Après de longues minutes d’attente, les deux Jeep reviennent près de l’ambassade. Deux membres du commando s’approchent à pied du véhicule piégé afin d’évaluer la situation, malgré les risques encourus. Derrière eux, leurs coéquipiers décident d’utiliser leur LRAC-F1 pour tenter de faire exploser la Jeep. « Si cela avait marché, nous aurions eu au moins deux morts : nos deux camarades qui marchaient vers le véhicule », estime Paul C. Mais la poisse semble coller à l’équipe du SA : leurs roquettes touchent seulement le moteur, empêchant la mise à feu des explosifs, placés sur le siège arrière. Le bruit attire une patrouille de l’armée libanaise, qui arrive rapidement à proximité de la Jeep piégée. Il est trop tard. Il ne reste plus qu’à abandonner la partie — en laissant sur place le véhicule, dont l’origine française sera aisément identifiée. « Les militaires libanais ont vite compris de quoi il s’agissait, raconte Jean-Michel B. Ils ont ensuite voulu rendre la Jeep aux soldats français. Ils ont montré d’autres retardateurs non percutés qu’ils avaient récupérés dans la boîte à gants, et ceux-là fonctionnaient parfaitement. Nous sommes rentrés en France avec une immense frustration. »

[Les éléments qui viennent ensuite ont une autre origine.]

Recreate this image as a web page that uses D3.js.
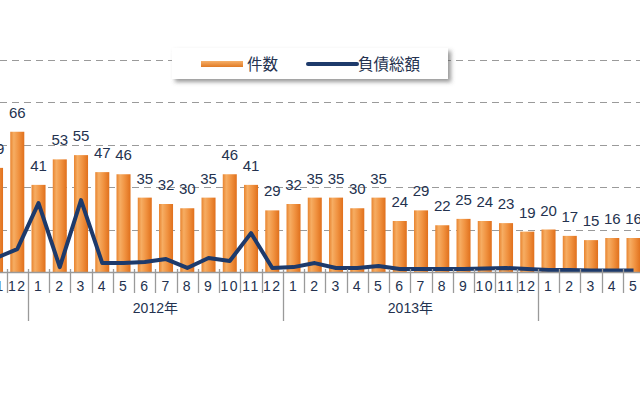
<!DOCTYPE html>
<html>
<head>
<meta charset="utf-8">
<script src="https://cdn.jsdelivr.net/npm/d3@7"></script>
<style>
  body { margin: 0; background: #fff; }
  svg { display: block; }
</style>
</head>
<body>
<div id="chart"></div>
<script>
// Data (months from 2011-11 to 2014-5, the view is cropped at both ends)
const months = ["2011-11", "2011-12",
  "2012-1", "2012-2", "2012-3", "2012-4", "2012-5", "2012-6", "2012-7", "2012-8", "2012-9", "2012-10", "2012-11", "2012-12",
  "2013-1", "2013-2", "2013-3", "2013-4", "2013-5", "2013-6", "2013-7", "2013-8", "2013-9", "2013-10", "2013-11", "2013-12",
  "2014-1", "2014-2", "2014-3", "2014-4", "2014-5"];
const counts = [49, 66,
  41, 53, 55, 47, 46, 35, 32, 30, 35, 46, 41, 29,
  32, 35, 35, 30, 35, 24, 29, 22, 25, 24, 23, 19,
  20, 17, 15, 16, 16];
const debt = [66, 108,
  324, 23, 338, 42, 42, 47, 61, 19, 66, 52, 183, 19,
  23, 42, 19, 19, 28, 14, 14, 14, 14, 16, 19, 14,
  9, 9, 7, 7, 7];
const years = ["2012", "2013"];
const gridTicks = [20, 40, 60, 80, 100];
const legendItems = ["件数", "負債総額"];

const W = 640, H = 400;
const baseY = 272;
const navy = "#1d3a6b";
const textColor = "#24324f";

const svg = d3.select("#chart")
    .append("svg")
    .attr("width", W)
    .attr("height", H);

const defs = svg.append("defs");
const grad = defs.append("linearGradient")
    .attr("id", "barGrad")
    .attr("x1", "0").attr("x2", "1").attr("y1", "0").attr("y2", "0");
grad.append("stop").attr("offset", "0%").attr("stop-color", "#e8842f");
grad.append("stop").attr("offset", "25%").attr("stop-color", "#f6ad63");
grad.append("stop").attr("offset", "60%").attr("stop-color", "#f09240");
grad.append("stop").attr("offset", "100%").attr("stop-color", "#e0701c");

const shadow = defs.append("filter").attr("id", "shadow")
    .attr("x", "-10%").attr("y", "-30%").attr("width", "120%").attr("height", "180%");
shadow.append("feDropShadow")
    .attr("dx", 3).attr("dy", 3).attr("stdDeviation", 2)
    .attr("flood-color", "#555").attr("flood-opacity", 0.6);

// Scales
const x = d3.scaleBand()
    .domain(months)
    .range([-14.6, -14.6 + 21.25 * months.length])
    .paddingInner(0.34)
    .paddingOuter(0.17);

const y = d3.scaleLinear()
    .domain([0, 100])
    .range([baseY, 59.5]);

const y2 = d3.scaleLinear()
    .domain([0, 1000])
    .range([baseY, 59.5]);

const gap = (x.step() - x.bandwidth()) / 2;
const monthOf = d => d.split("-")[1];

// Grid lines
svg.append("g")
    .selectAll("line")
    .data(gridTicks)
    .enter()
    .append("line")
    .attr("x1", 0)
    .attr("x2", W)
    .attr("y1", d => Math.round(y(d)) + 0.5)
    .attr("y2", d => Math.round(y(d)) + 0.5)
    .attr("stroke", "#9a9a9a")
    .attr("stroke-width", 1)
    .attr("stroke-dasharray", "7,5");

// Bars
svg.append("g")
    .selectAll("rect")
    .data(months)
    .enter()
    .append("rect")
    .attr("x", d => x(d))
    .attr("y", (d, i) => y(counts[i]))
    .attr("width", x.bandwidth())
    .attr("height", (d, i) => baseY - y(counts[i]))
    .attr("fill", "url(#barGrad)");

// Value labels
svg.append("g")
    .selectAll("text")
    .data(months)
    .enter()
    .append("text")
    .attr("x", d => x(d) + x.bandwidth() / 2)
    .attr("y", (d, i) => y(counts[i]) - 14)
    .attr("text-anchor", "middle")
    .attr("font-family", "Liberation Sans, Arial, sans-serif")
    .attr("font-size", 15)
    .attr("fill", textColor)
    .text((d, i) => counts[i]);

// Debt line
const line = d3.line()
    .x(d => x(d) + x.bandwidth() / 2)
    .y((d, i) => y2(debt[i]));

svg.append("path")
    .datum(months)
    .attr("d", line)
    .attr("fill", "none")
    .attr("stroke", navy)
    .attr("stroke-width", 4)
    .attr("stroke-linejoin", "round");

// X axis
const xAxis = svg.append("g")
    .attr("transform", `translate(0,${baseY})`)
    .call(d3.axisBottom(x).tickSize(0).tickPadding(9).tickFormat(monthOf));

xAxis.select(".domain").attr("stroke", "#9a9a9a").attr("stroke-width", 1.5);
xAxis.selectAll("text")
    .attr("font-family", "Liberation Sans, Arial, sans-serif")
    .attr("font-size", 14)
    .attr("letter-spacing", 1.5)
    .attr("fill", textColor);

// Separators between months, longer at year boundaries
svg.append("g")
    .selectAll("line")
    .data(months)
    .enter()
    .append("line")
    .attr("x1", d => Math.round(x(d) - gap) + 0.5)
    .attr("x2", d => Math.round(x(d) - gap) + 0.5)
    .attr("y1", baseY - 3)
    .attr("y2", d => monthOf(d) === "1" ? 321 : 293)
    .attr("stroke", "#9a9a9a")
    .attr("stroke-width", 1.3);

// Year labels
svg.append("g")
    .selectAll("text")
    .data(years)
    .enter()
    .append("text")
    .attr("x", d => (x(d + "-1") - gap + x(d + "-12") + x.bandwidth() + gap) / 2)
    .attr("y", 313)
    .attr("text-anchor", "middle")
    .attr("font-family", "Liberation Sans, 'Noto Sans CJK JP', sans-serif")
    .attr("font-size", 14)
    .attr("fill", textColor)
    .text(d => d + "年");

// Legend
const legend = svg.append("g");
legend.append("rect")
    .attr("x", 172).attr("y", 48)
    .attr("width", 276).attr("height", 31)
    .attr("fill", "#fff")
    .attr("filter", "url(#shadow)");

const swatchGrad = defs.append("linearGradient")
    .attr("id", "swatchGrad")
    .attr("x1", "0").attr("x2", "0").attr("y1", "0").attr("y2", "1");
swatchGrad.append("stop").attr("offset", "0%").attr("stop-color", "#f6b06a");
swatchGrad.append("stop").attr("offset", "100%").attr("stop-color", "#e07a25");

legend.append("rect")
    .attr("x", 201).attr("y", 61)
    .attr("width", 42).attr("height", 6)
    .attr("fill", "url(#swatchGrad)");
legend.append("line")
    .attr("x1", 308).attr("x2", 357)
    .attr("y1", 64).attr("y2", 64)
    .attr("stroke", navy)
    .attr("stroke-width", 4)
    .attr("stroke-linecap", "round");

legend.selectAll("text")
    .data(legendItems)
    .enter()
    .append("text")
    .attr("x", (d, i) => i === 0 ? 247 : 358)
    .attr("y", 70)
    .attr("font-family", "'Noto Sans CJK JP', sans-serif")
    .attr("font-size", 15.5)
    .attr("fill", textColor)
    .text(d => d);
</script>
</body>
</html>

Maigre consolation : exfiltrés sans encombre du Liban via Larnaca, les membres du commando seront reçus secrètement par le ministre de la Défense, Charles Hernu, qui estimera que les Iraniens ont tout de même compris le message. Une dizaine d’agents du SA repartiront immédiatement à Beyrouth pour mener d’autres opérations clandestines durant plusieurs mois.